Et comme dans le ballet original, tout se termine par un magnifique Grand pas, celui de l’éveil à l’Amour de Roméo et Juliette. La musique de ce pas de deux est un monument, et peu de chorégraphes ont su se montrer vraiment à la hauteur. C’est ici le cas, avec un adage virtuose, profondément sensible, immensément musical – on y revient sans cesse. Et qui emporte tout sur son passage. L’Étoile Lou Beyne y brille de mille feux, épanouie et étincelante, semblant s’envoler dans les bras de Jérôme Tisserand. Iels représentent le renouveau de la compagnie dans son recrutement. Elle est arrivée il y a tout juste trois saisons, mais a déjà pleinement pris sa place dans le groupe en devenant l’une des nouvelles grandes interprètes de Jean-Christophe Maillot. Lui a été Principal pendant 15 ans au Pacific Northwest Ballet, arrivé en septembre en principauté. S’il était très à l’aise dans le jeu lors du premier acte, on l’a senti encore dans l’apprentissage au second, quand il s’agit de se glisser pleinement dans la gestuelle de Jean-Christophe Maillot. Mais l’on sent tout ce que l’expérience de Jérôme Tisserand peut amener à la troupe, par l’habitude des grands rôles comme ses magnifiques qualités de partenaires.

Le décor est revenu à sa simple expression pendant ce deuxième acte, presque austère après les débordements du premier acte. Mais toute la troupe revient en scène pour le final, le retour à la réalité pour la jeune Clara. Et la dernière danse, est comme une joyeuse fête, avec lancé de cotillons, confettis et serpentins qui envahissent le Grimaldi Forum – comme dit en préambule, il fallait bien ça pour démarrer l’année. Un salut joyeux pour mettre en avant tous les artistes de la troupe, affichant décidément une santé insolente, comme si la crise sanitaire et son manque de spectacles n’avaient eu aucun effet sur eux et elles, bien au contraire. Une soirée de fête laissant présager une belle saison. La compagnie part en tournée un peu partout en Europe avec son répertoire jusqu’en juillet, en attendant la parution de sa saison à domicile.

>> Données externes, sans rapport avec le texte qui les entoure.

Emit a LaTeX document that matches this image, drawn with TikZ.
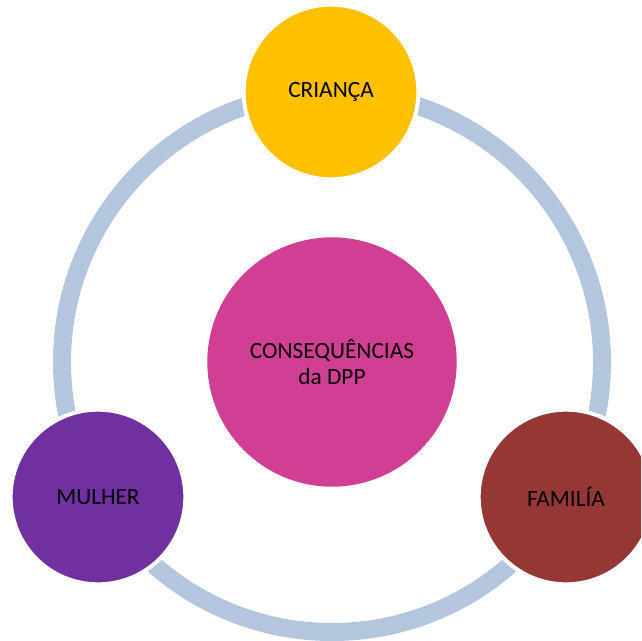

Casse-Noisette Cie de Jean-Christophe Maillot – Lou Beyne et Jérôme Tisserand

 

Casse-Noisette Cie de Jean-Christophe Maillot par les Ballets de Monte-Carlo. Avec Marianna Barabàs (la Fée Drosselmeyer), George Oliveira et Alexis Oliveira (les Anges Gardiens), Adam Reist (le Casse-Noisette), Anissa Bruley (Clara), Daniele Delvecchio (Fritz), Lou Beyne et Jérôme Tisserand (les Étoiles), Anna Blackwell (la Mère), Alvaro Prieto (le Père), les artistes des Ballets de Monte-Carlo et les élèves de l’Académie Princesse Grace. Mardi 4 janvier 2022 au Grimaldi Forum. Les Ballets de Monte-Carlo à voir en tournée en Europe toute cette saison.